In this decision, “position questions” (seeking disclosure of expert opinions and legal arguments) were ruled improper discovery questions. The decision also clarifies that requests for particulars are not prohibited after the parties have pleaded over, and that these can be made at various times during a proceeding.  

On March 3, 2020, the Federal Court delivered its decision on a motion to compel in Bayer Inc. v Apotex 2020 FC 325. The Court reiterated that examinations for discovery are not the proper venue for a party to seek positions from the opposite party. It emphasized that discovery should not be directed at advanced disclosure of an opponent’s expert reports or legal arguments. Prothonotary Tabib held that particulars for trial, and not examinations for discovery, is how a party might obtain disclosure of the opposing party’s positions, expert opinions, and legal arguments.

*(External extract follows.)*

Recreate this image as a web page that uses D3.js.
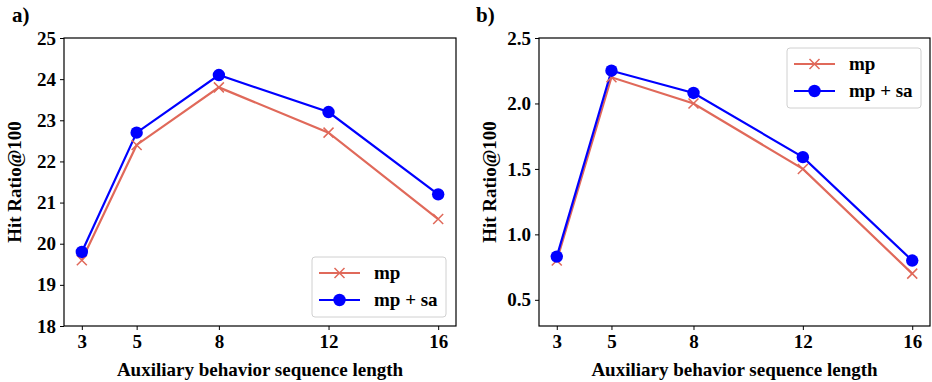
<!DOCTYPE html>
<html>
<head>
<meta charset="utf-8">
<script src="https://cdn.jsdelivr.net/npm/d3@7"></script>
<style>
  body { margin: 0; background: #fff; }
  svg { display: block; }
</style>
</head>
<body>
<svg id="chart" width="932" height="382"></svg>
<script>
const lengths = [3, 5, 8, 12, 16];

// panel a
const mpA = [19.6, 22.4, 23.8, 22.7, 20.6];
const mpSaA = [19.8, 22.7, 24.1, 23.2, 21.2];
const yTicksA = [18, 19, 20, 21, 22, 23, 24, 25];

// panel b
const mpB = [0.8, 2.2, 2.0, 1.5, 0.7];
const mpSaB = [0.83, 2.25, 2.08, 1.59, 0.8];
const yTicksB = [0.5, 1.0, 1.5, 2.0, 2.5];

const seriesNames = ["mp", "mp + sa"];
const colors = { mp: "#e0695a", sa: "#0000ff" };
const FONT = "'Liberation Serif'";

const svg = d3.select("#chart");

function label(sel, size) {
  return sel.style("font-family", FONT)
    .style("font-weight", "bold")
    .style("font-size", size + "px")
    .attr("fill", "#000");
}

function panel(opts) {
  const { left, right, top, bottom, yDomain, yTicks, yFmt, mp, sa, tag, legendPos } = opts;
  const x = d3.scaleLinear().domain([3 - 0.65, 16 + 0.65]).range([left, right]);
  const y = d3.scaleLinear().domain(yDomain).range([bottom, top]);
  const g = svg.append("g");

  // axes
  const xAxis = g.append("g")
      .attr("transform", `translate(0,${bottom})`)
      .call(d3.axisBottom(x).tickValues(lengths).tickSize(4).tickPadding(5));
  const yAxis = g.append("g")
      .attr("transform", `translate(${left},0)`)
      .call(d3.axisLeft(y).tickValues(yTicks).tickFormat(yFmt).tickSize(4).tickPadding(4));
  [xAxis, yAxis].forEach(a => {
    a.select(".domain").remove();
    a.selectAll("line").attr("stroke", "#000").attr("stroke-width", 1);
    label(a.selectAll("text"), 19);
  });

  g.append("rect")
      .attr("x", left).attr("y", top)
      .attr("width", right - left).attr("height", bottom - top)
      .attr("fill", "none").attr("stroke", "#000").attr("stroke-width", 1.2);

  const line = d3.line().x((d, i) => x(lengths[i])).y(d => y(d));

  g.append("path").datum(mp)
      .attr("d", line).attr("fill", "none")
      .attr("stroke", colors.mp).attr("stroke-width", 2.2);
  g.append("path").datum(sa)
      .attr("d", line).attr("fill", "none")
      .attr("stroke", colors.sa).attr("stroke-width", 2.2);

  const xMark = (cx, cy, s) => `M${cx - s},${cy - s}L${cx + s},${cy + s}M${cx - s},${cy + s}L${cx + s},${cy - s}`;

  g.append("g").selectAll("path")
    .data(mp).join("path")
      .attr("d", (d, i) => xMark(x(lengths[i]), y(d), 5))
      .attr("stroke", colors.mp).attr("stroke-width", 1.5);
  g.append("g").selectAll("circle")
    .data(sa).join("circle")
      .attr("cx", (d, i) => x(lengths[i]))
      .attr("cy", d => y(d))
      .attr("r", 6.2)
      .attr("fill", colors.sa);

  // labels
  label(g.append("text"), 19)
      .attr("x", (left + right) / 2).attr("y", 376)
      .attr("text-anchor", "middle")
      .text("Auxiliary behavior sequence length");
  label(g.append("text"), 19)
      .attr("transform", `translate(${left - 43},${(top + bottom) / 2}) rotate(-90)`)
      .attr("text-anchor", "middle")
      .text("Hit Ratio@100");
  label(g.append("text"), 21)
      .attr("x", tag.x).attr("y", 22)
      .text(tag.t);

  // legend
  const lg = g.append("g").attr("transform", `translate(${legendPos[0]},${legendPos[1]})`);
  lg.append("rect")
      .attr("width", 134).attr("height", 60).attr("rx", 3)
      .attr("fill", "#fff").attr("stroke", "#d0d0d0").attr("stroke-width", 1);
  seriesNames.forEach((name, i) => {
    const ry = 16 + i * 27;
    const c = i === 0 ? colors.mp : colors.sa;
    lg.append("line")
        .attr("x1", 7).attr("x2", 48).attr("y1", ry).attr("y2", ry)
        .attr("stroke", c).attr("stroke-width", 2.2);
    if (i === 0) {
      lg.append("path").attr("d", xMark(27.5, ry, 5))
        .attr("stroke", c).attr("stroke-width", 1.5);
    } else {
      lg.append("circle").attr("cx", 27.5).attr("cy", ry).attr("r", 6.2).attr("fill", c);
    }
    label(lg.append("text"), 19)
        .attr("x", 62).attr("y", ry + 6)
        .text(name);
  });
}

panel({
  left: 64, right: 456, top: 38, bottom: 326,
  yDomain: [18, 25], yTicks: yTicksA, yFmt: d3.format("d"),
  mp: mpA, sa: mpSaA,
  tag: { x: 12, t: "a)" },
  legendPos: [312, 257]
});

panel({
  left: 539, right: 930, top: 38, bottom: 326,
  yDomain: [0.3, 2.5], yTicks: yTicksB, yFmt: d3.format(".1f"),
  mp: mpB, sa: mpSaB,
  tag: { x: 476, t: "b)" },
  legendPos: [787, 48]
});
</script>
</body>
</html>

Particulars are not limited to situations where they are needed to plead over. The Prothonotary believes there is a “common misconception” that a party loses the right to request particulars after it has pleaded over, and that motions for particulars are “seldom granted by the Court”. She noted that particulars may be sought at different times in a proceeding. She also noted that particulars are typically ordered before the close of pleadings, and then potentially again in preparation for trial. In the latter situation particulars are ordered to “perfect a party’s understanding of the case for trial”. She further agreed that, although unusual, the Court could order particulars between these two stages if such an order was necessary. 

In any event, the Prothonotary explained that part of the importance of separating opinion answers given on discovery from opinion answers provided in trial particulars lies is the binding nature of the disclosure given. Specifically, she noted that if an opinion answer were given on discovery, “[i]t is unrealistic to believe that such questions, if answered on discovery or as undertakings, could be held or used against the party at trial as an admission.” Conversely, particulars are binding on the parties as if they are pleadings.

It remains to be seen if this decision will withstand appeal, and whether it will be followed in other cases.